There are a MILLION pop songs, but people keep cranking them out. There are a MILLION photographers, but that doesn't mean you should stop taking pictures. Henry Ford didn't NOT make his car just because Karl Benz got there first. Apple went ahead and released a phone even though everyone was obsessed with the BlackBerry. Before Edward Scissorhands, there was Frankenstein. Before Twilight, there was Dracula.
It has been done. But if there is only one story, there are a million ways to tell it.
One of my new favorite quotes is from a book by Jordan Rosenfeld, in which she discusses a poet friend with a penchant for nature themes. She told a teacher, "I want to write a poem about leaves, but that's been done so many times." And the teacher replied, "But every poem about leaves is different. Write your poem about leaves."
So yes, there are a million "mommy blogs." But I cannot start writing about Snüffenblurken just because no one ever has. I can't be inauthentic just to build a platform. I have to write about the things that are important to me, and, at the moment, those things are intensely centered on motherhood. Is there already an article about the perils of potty training? Definitely. Probably hundreds of them. Has some other mom already posted about her child's sleeping habits? Feeding habits? Nose-picking habits? For sure.
While that feels kind of depressing, it should also feel incredibly liberating. Everything you could say has already been said -- but not in your voice. Not in the way you would say it.
We are forever sifting through a vast array of shared experiences -- grains of sand that, from a distance, appear to be just one expansive beach -- and they are similar, but separate. No one has lived exactly your story. It is only yours to tell.
Rosenfeld's quote inspired me to search through my college creative writing portfolio, and I found that I HAD ACTUALLY WRITTEN A POEM ABOUT LEAVES. Who does that? College freshmen who are studying sonnets, that's who. I'm way more of a Good-Poetry-Shall-Not-Rhyme kind of girl -- but like I said, it's a sonnet, iambic pentameter and all.
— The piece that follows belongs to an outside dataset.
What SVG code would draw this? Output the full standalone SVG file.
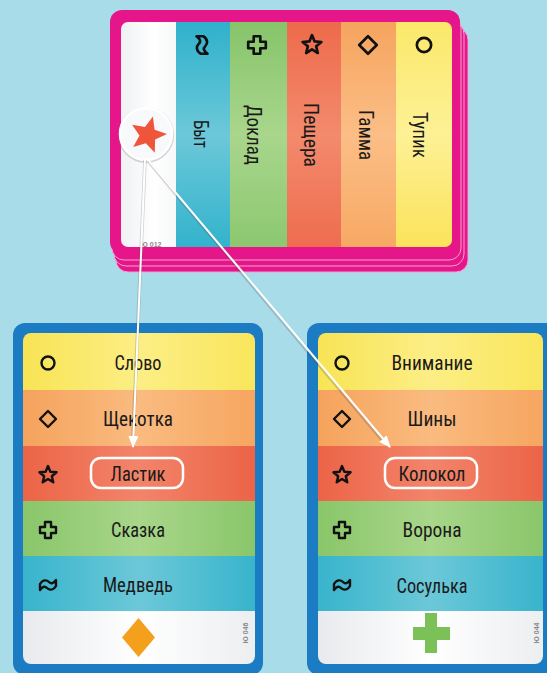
<svg xmlns="http://www.w3.org/2000/svg" width="547" height="673" viewBox="0 0 547 673">
<style>
.lbl{font-family:"Roboto Condensed","Liberation Sans Narrow","Roboto","Liberation Sans",sans-serif;font-size:21px;fill:#1a1a1a;text-anchor:middle;dominant-baseline:central}
.vl{font-family:"Roboto Condensed","Liberation Sans Narrow","Roboto","Liberation Sans",sans-serif;font-size:20px;fill:#1a1a1a;text-anchor:middle;dominant-baseline:central}
.id{font-family:"Liberation Sans",sans-serif;font-size:7px;font-weight:bold;fill:#8a8a8a;text-anchor:middle;dominant-baseline:central}
.sym{fill:none;stroke:#111;stroke-width:2.4;stroke-linejoin:round}
.hl{fill:none;stroke:#fff;stroke-width:2.5}
.conn{fill:none;stroke:#fff;stroke-width:2}
.shadow{fill:none;stroke:#555;stroke-width:3.5;opacity:0.25}
</style>
<defs>
<linearGradient id="gy" x1="0" x2="1" y1="0" y2="0"><stop offset="0" stop-color="#f8e455"/><stop offset="0.5" stop-color="#fcee85"/><stop offset="1" stop-color="#f9e65c"/></linearGradient>
<linearGradient id="go" x1="0" x2="1" y1="0" y2="0"><stop offset="0" stop-color="#f5a35c"/><stop offset="0.5" stop-color="#fabb80"/><stop offset="1" stop-color="#f6a660"/></linearGradient>
<linearGradient id="gr" x1="0" x2="1" y1="0" y2="0"><stop offset="0" stop-color="#ec6447"/><stop offset="0.5" stop-color="#f2846a"/><stop offset="1" stop-color="#ec6447"/></linearGradient>
<linearGradient id="gg" x1="0" x2="1" y1="0" y2="0"><stop offset="0" stop-color="#8ac66a"/><stop offset="0.5" stop-color="#a8d68a"/><stop offset="1" stop-color="#8ac66a"/></linearGradient>
<linearGradient id="gb" x1="0" x2="1" y1="0" y2="0"><stop offset="0" stop-color="#38b4cc"/><stop offset="0.5" stop-color="#6cc8d8"/><stop offset="1" stop-color="#38b4cc"/></linearGradient>
<linearGradient id="gw" x1="0" x2="1" y1="0" y2="0"><stop offset="0" stop-color="#e8eaed"/><stop offset="0.5" stop-color="#ffffff"/><stop offset="1" stop-color="#eceef0"/></linearGradient>
<linearGradient id="vy" x1="0" x2="0" y1="0" y2="1"><stop offset="0" stop-color="#fbe86a"/><stop offset="0.5" stop-color="#fdf196"/><stop offset="1" stop-color="#fbe35a"/></linearGradient>
<linearGradient id="vo" x1="0" x2="0" y1="0" y2="1"><stop offset="0" stop-color="#f6a45e"/><stop offset="0.5" stop-color="#fbbe86"/><stop offset="1" stop-color="#f7a964"/></linearGradient>
<linearGradient id="vr" x1="0" x2="0" y1="0" y2="1"><stop offset="0" stop-color="#ee6a4c"/><stop offset="0.5" stop-color="#f38a6c"/><stop offset="1" stop-color="#ef6c4f"/></linearGradient>
<linearGradient id="vg" x1="0" x2="0" y1="0" y2="1"><stop offset="0" stop-color="#86c46a"/><stop offset="0.5" stop-color="#a9d68c"/><stop offset="1" stop-color="#8cc870"/></linearGradient>
<linearGradient id="vb" x1="0" x2="0" y1="0" y2="1"><stop offset="0" stop-color="#2fb1cb"/><stop offset="0.5" stop-color="#6cc8d9"/><stop offset="1" stop-color="#33b3cc"/></linearGradient>
<linearGradient id="vw" x1="0" x2="1" y1="0" y2="0"><stop offset="0" stop-color="#f0f1f3"/><stop offset="0.6" stop-color="#ffffff"/><stop offset="1" stop-color="#f6f7f8"/></linearGradient>
<clipPath id="clipTop"><rect x="121" y="22" width="331" height="225" rx="7"/></clipPath>
<clipPath id="clipL"><rect x="23" y="333" width="232" height="331" rx="8"/></clipPath>
<clipPath id="clipR"><rect x="318" y="333" width="225" height="331" rx="8"/></clipPath>
<g id="s-circle"><circle r="6.5" class="sym"/></g>
<g id="s-diamond"><polygon points="0,-8 8,0 0,8 -8,0" class="sym"/></g>
<g id="s-star"><polygon points="0,-9 2.35,-3.24 8.56,-2.78 3.8,1.24 5.29,7.28 0,4 -5.29,7.28 -3.8,1.24 -8.56,-2.78 -2.35,-3.24" class="sym"/></g>
<g id="s-plus"><polygon points="-3,-8 3,-8 3,-3 8,-3 8,3 3,3 3,8 -3,8 -3,3 -8,3 -8,-3 -3,-3" class="sym"/></g>
<g id="s-wave"><path d="M-8,-1 C-5,-6 -1,-5 1,-3 S5,-1 8,-5 L8,1 C5,6 1,5 -1,3 S-5,1 -8,5 Z" class="sym"/></g>
<marker id="ah" viewBox="0 0 12 10" refX="11" refY="5" markerWidth="12" markerHeight="10" markerUnits="userSpaceOnUse" orient="auto"><path d="M0,0 L12,5 L0,10 Z" fill="#fff"/></marker>
</defs>
<rect width="547" height="673" fill="#a8dce8"/>

<g id="top-card">
  <rect x="116" y="28" width="352" height="244" rx="12" fill="#e4168a" stroke="#f6a2cf" stroke-width="1"/>
  <rect x="114" y="22" width="350" height="244" rx="12" fill="#e4168a" stroke="#f6a2cf" stroke-width="1"/>
  <rect x="112" y="16" width="349" height="244" rx="12" fill="#e4168a" stroke="#f6a2cf" stroke-width="1"/>
  <rect x="110" y="10" width="350" height="244" rx="12" fill="#e6168a"/>
  <g clip-path="url(#clipTop)">
    <rect x="121" y="22" width="56" height="225" fill="url(#vw)"/>
    <rect x="176" y="22" width="55" height="225" fill="url(#vb)"/>
    <rect x="230" y="22" width="57" height="225" fill="url(#vg)"/>
    <rect x="287" y="22" width="54" height="225" fill="url(#vr)"/>
    <rect x="341" y="22" width="56" height="225" fill="url(#vo)"/>
    <rect x="396" y="22" width="56" height="225" fill="url(#vy)"/>
  </g>
  <use href="#s-wave" transform="translate(202,45) rotate(90) scale(1.1)"/>
  <use href="#s-plus" transform="translate(257,45) scale(1.1)"/>
  <use href="#s-star" transform="translate(312,45) scale(1.1)"/>
  <use href="#s-diamond" transform="translate(368,45) scale(1.1)"/>
  <use href="#s-circle" transform="translate(424,45) scale(1.1)"/>
  <text class="vl" transform="translate(201,134) rotate(90)" textLength="28" lengthAdjust="spacingAndGlyphs">Быт</text>
  <text class="vl" transform="translate(254,135) rotate(90)" textLength="60" lengthAdjust="spacingAndGlyphs">Доклад</text>
  <text class="vl" transform="translate(311,135) rotate(90)" textLength="64" lengthAdjust="spacingAndGlyphs">Пещера</text>
  <text class="vl" transform="translate(366,135) rotate(90)" textLength="50" lengthAdjust="spacingAndGlyphs">Гамма</text>
  <text class="vl" transform="translate(420,135) rotate(90)" textLength="46" lengthAdjust="spacingAndGlyphs">Тупик</text>
  <circle cx="146" cy="135" r="26.5" fill="none" stroke="#777" stroke-width="3" opacity="0.3"/>
  <circle cx="146" cy="134" r="26" fill="#f8f9fa" stroke="#fff" stroke-width="2.5"/>
  <polygon points="152.9,116.6 154.6,129.7 167,134 155.1,139.6 154.8,152.7 145.8,143.2 133.2,147 139.5,135.4 132.1,124.7 145,127.1" fill="#ee553a"/>
  <text class="id" x="151" y="244">Ю 012</text>
</g>

<g id="card-left">
  <rect x="13" y="323" width="250" height="352" rx="12" fill="#1b7cc4"/>
  <g clip-path="url(#clipL)">
    <rect x="23" y="333" width="232" height="57" fill="url(#gy)"/>
    <rect x="23" y="390" width="232" height="56" fill="url(#go)"/>
    <rect x="23" y="446" width="232" height="55" fill="url(#gr)"/>
    <rect x="23" y="501" width="232" height="55" fill="url(#gg)"/>
    <rect x="23" y="556" width="232" height="55" fill="url(#gb)"/>
    <rect x="23" y="611" width="232" height="53" fill="url(#gw)"/>
  </g>
  <use href="#s-circle" transform="translate(48,363)"/>
  <use href="#s-diamond" transform="translate(48,419)"/>
  <use href="#s-star" transform="translate(48,475)"/>
  <use href="#s-plus" transform="translate(48,530)"/>
  <use href="#s-wave" transform="translate(48,585)"/>
  <text class="lbl" x="138" y="363" textLength="47" lengthAdjust="spacingAndGlyphs">Слово</text>
  <text class="lbl" x="138" y="419" textLength="70" lengthAdjust="spacingAndGlyphs">Щекотка</text>
  <rect class="hl" x="91" y="458" width="92" height="30" rx="10"/>
  <text class="lbl" x="138" y="474" textLength="55" lengthAdjust="spacingAndGlyphs">Ластик</text>
  <text class="lbl" x="138" y="530" textLength="54" lengthAdjust="spacingAndGlyphs">Сказка</text>
  <text class="lbl" x="138" y="585" textLength="70" lengthAdjust="spacingAndGlyphs">Медведь</text>
  <polygon points="138.5,618 155,637.5 138.5,657 122,637.5" fill="#f5a01c"/>
  <text class="id" transform="translate(245,633) rotate(-90)">Ю 046</text>
</g>

<g id="card-right">
  <rect x="307" y="323" width="252" height="352" rx="12" fill="#1b7cc4"/>
  <g clip-path="url(#clipR)">
    <rect x="318" y="333" width="225" height="57" fill="url(#gy)"/>
    <rect x="318" y="390" width="225" height="56" fill="url(#go)"/>
    <rect x="318" y="446" width="225" height="55" fill="url(#gr)"/>
    <rect x="318" y="501" width="225" height="55" fill="url(#gg)"/>
    <rect x="318" y="556" width="225" height="55" fill="url(#gb)"/>
    <rect x="318" y="611" width="225" height="53" fill="url(#gw)"/>
  </g>
  <use href="#s-circle" transform="translate(342,363)"/>
  <use href="#s-diamond" transform="translate(342,419)"/>
  <use href="#s-star" transform="translate(342,475)"/>
  <use href="#s-plus" transform="translate(342,530)"/>
  <use href="#s-wave" transform="translate(342,585)"/>
  <text class="lbl" x="432" y="363" textLength="81" lengthAdjust="spacingAndGlyphs">Внимание</text>
  <text class="lbl" x="432" y="419" textLength="49" lengthAdjust="spacingAndGlyphs">Шины</text>
  <rect class="hl" x="385" y="458" width="92" height="30" rx="10"/>
  <text class="lbl" x="432" y="474" textLength="67" lengthAdjust="spacingAndGlyphs">Колокол</text>
  <text class="lbl" x="432" y="530" textLength="59" lengthAdjust="spacingAndGlyphs">Ворона</text>
  <text class="lbl" x="432" y="586" textLength="71" lengthAdjust="spacingAndGlyphs">Сосулька</text>
  <polygon points="425,613 437,613 437,627 450,627 450,640 437,640 437,653 425,653 425,640 413,640 413,627 425,627" fill="#7cc157"/>
  <text class="id" transform="translate(536,633) rotate(-90)">Ю 044</text>
</g>

<g id="connectors">
  <line class="shadow" x1="145" y1="160" x2="133" y2="437"/>
  <line class="shadow" x1="149" y1="162" x2="382" y2="440"/>
  <line class="conn" x1="145" y1="159" x2="133" y2="447" marker-end="url(#ah)"/>
  <line class="conn" x1="149" y1="161" x2="390" y2="447" marker-end="url(#ah)"/>
</g>
</svg>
It's embarrassing because, hi, this is something I wrote more than 15 years ago (thanks for making me feel ancient, college portfolio), and also eye-opening because I am clearly still trying to learn this lesson I so smugly thought I'd mastered at the ripe old age of eighteen.
Leaves and Minutes
As children, we would race on recess break
Beneath the spinning leaves of auburn-gold,
Extending slender fingers, which would take
The Autumn Dancers in our gentle hold.
Those were the games of precious preschool play
Until the branches, bare, glared stark and thin.
Back then, the leaves were only leaves. Today,
They're minutes I will never catch again.
I'm learning how to let the past slip through
My outstretched arms, encourage it to fly;
If I cling to my Old, I'll have no New,
So now I smile as times go tumbling by.
There's beauty in a life that's lived unplanned:
Such blessings in each leaf to graze my hand.
Oh, the irony. I still miss you, Michigan. I still think about you always, and I still wonder if we might return home in time for my children to have a Midwestern upbringing surrounded by their extended family. I am clearly still clinging to my old life, but I'm also trying my absolute best to accept all this newness.
The struggle to embrace change is a story that's been written a million times, I'm sure -- but here you go, world. This "mommy blog"? This is my version.